After all, psychologists are telling us that for all our flashy gadgets and cheap sweatshop clothes we’re no happier now than we were several decades ago and are in fact becoming more anxious, more self-absorbed and less capable of meaningful and fulfilling interpersonal relationships. Few of us enjoy the mundane and often meaningless slog of the 5 day work week, the long and congested daily commute in our empty 5 seater cars, the mad rush to spend our hard-earned pennies on shiny but ultimately unsatisfying trinkets… instead, we enjoy, almost every single one of us, leisurely time spent with family and friends, long walks through green expanse where we can marvel at the majesty and complexity of the natural world and simple time spent engaging our creative impulses not as a means to some fiscal end but as an entirely satisfying ends in itself.
So, even though we have sent camera equipment to Mars and now know enough about the quantum world to build a simple computer in a glass of water, even though we have almost perfected the artificial eye and the bionic heart, even though we can buy (if the unequal distribution of the world’s resources is biased in our favour) high-definition televisions, 160GB mp3 players and phones that recognise spoken commands, perhaps we have forgotten, in our mad rush towards some fictitious goal post, how to ask some very simple questions.
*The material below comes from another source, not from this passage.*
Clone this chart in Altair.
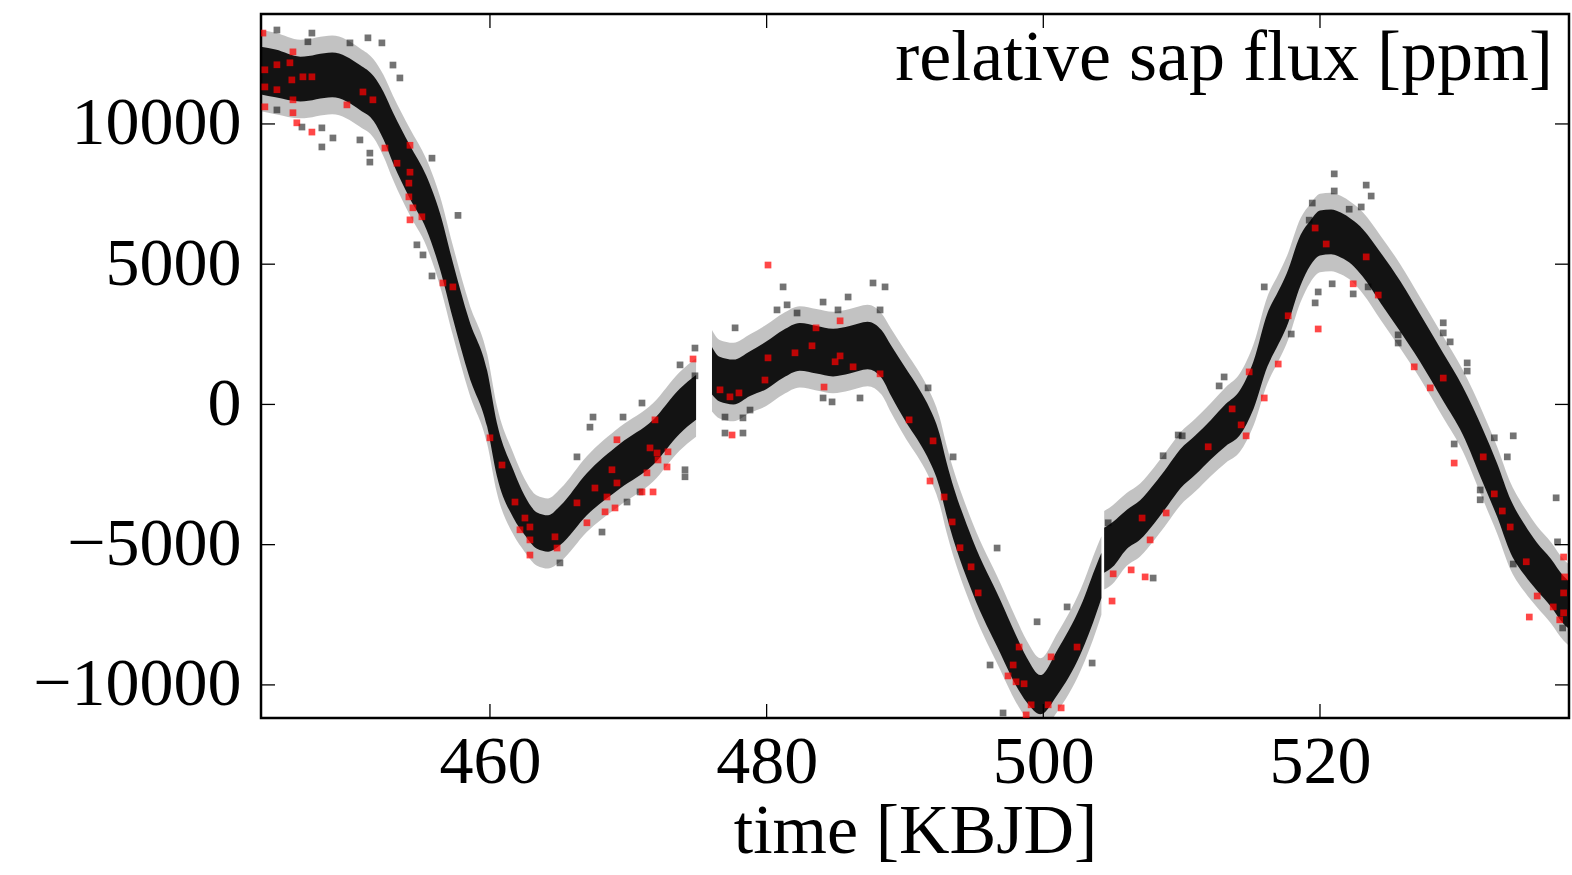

What is an individual human life? What could living consist in? How do we define ourselves as a species and how do we measure our worth? Is this really the best it could be? Are we really acting in the interests of ourselves and the planet? What is the value, intrinsic or otherwise, of other species? What is it that drives all of us to act in such facile and self-destructive ways and can this be changed? How?
Maybe, just maybe, if enough of us are brave enough to confront these questions honestly and with all of our being, the very changes in living brought about in answering them will suffice to save us, along with all the other life on earth that we have dis-empowered and claimed dominion over. Until then, the old adage is surely true: our reach exceeds our grasp.